On 2020-05-29 02:55, Ali Saidi wrote:
If an interrupt is disabled the ITS driver has sent a discard removing
the DeviceID and EventID from the ITT. After this occurs it can't be
moved to another collection with a MOVI and a command error occurs if
attempted. Before issuing the MOVI command make sure that the IRQ isn't
disabled and change the activate code to try and use the previous
affinity.

Signed-off-by: Ali Saidi <alisaidi@xxxxxxxxxx>
---
drivers/irqchip/irq-gic-v3-its.c | 18 +++++++++++++++---
1 file changed, 15 insertions(+), 3 deletions(-)

diff --git a/drivers/irqchip/irq-gic-v3-its.c b/drivers/irqchip/irq-gic-v3-its.c
index 124251b0ccba..1235dd9a2fb2 100644
--- a/drivers/irqchip/irq-gic-v3-its.c
+++ b/drivers/irqchip/irq-gic-v3-its.c
@@ -1540,7 +1540,11 @@ static int its_set_affinity(struct irq_data *d,
const struct cpumask *mask_val,
/* don't set the affinity when the target cpu is same as current one */
if (cpu != its_dev->event_map.col_map[id]) {
target_col = &its_dev->its->collections[cpu];
- its_send_movi(its_dev, target_col, id);
+
+ /* If the IRQ is disabled a discard was sent so don't move */
+ if (!irqd_irq_disabled(d))
+ its_send_movi(its_dev, target_col, id);
+

This looks wrong. What you are testing here is whether the interrupt
is masked, not that there isn't a valid translation.

In the commit message, you're saying that we've issued a discard. This
hints at doing a set_affinity on an interrupt that has been deactivated
(mapping removed). Is that actually the case?

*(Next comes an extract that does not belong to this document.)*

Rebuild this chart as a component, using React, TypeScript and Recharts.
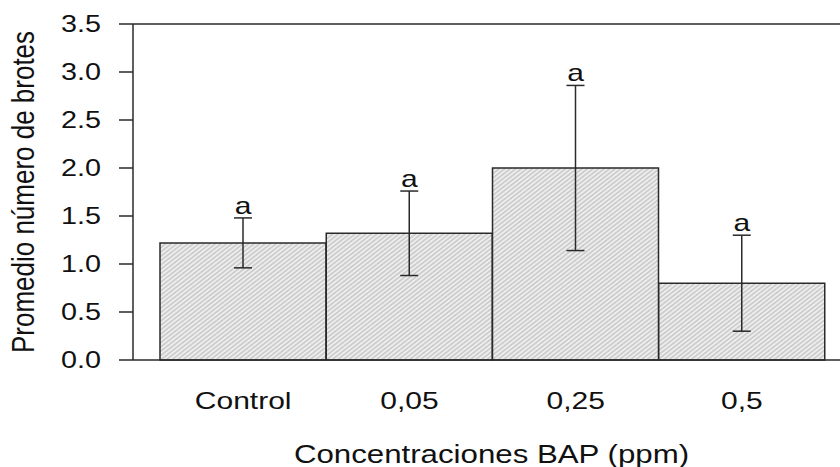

If so, why was it deactivated
the first place?

its_dev->event_map.col_map[id] = cpu;
irq_data_update_effective_affinity(d, cpumask_of(cpu));
}
@@ -3439,8 +3443,16 @@ static int its_irq_domain_activate(struct
irq_domain *domain,
if (its_dev->its->numa_node >= 0)
cpu_mask = cpumask_of_node(its_dev->its->numa_node);

- /* Bind the LPI to the first possible CPU */
- cpu = cpumask_first_and(cpu_mask, cpu_online_mask);
+ /* If the cpu set to a different CPU that is still online use it */
+ cpu = its_dev->event_map.col_map[event];
+
+ cpumask_and(cpu_mask, cpu_mask, cpu_online_mask);
+
+ if (!cpumask_test_cpu(cpu, cpu_mask)) {
+ /* Bind the LPI to the first possible CPU */
+ cpu = cpumask_first(cpu_mask);
+ }
+
if (cpu >= nr_cpu_ids) {
if (its_dev->its->flags & ITS_FLAGS_WORKAROUND_CAVIUM_23144)
return -EINVAL;

So you deactivate an interrupt, do a set_affinity that doesn't issue
a MOVI but preserves the affinity, then reactivate it and hope that
the new mapping will target the "right" CPU.

That seems a bit mad, but I presume this isn't the whole story...

Thanks,

M.
--
Jazz is not dead. It just smells funny...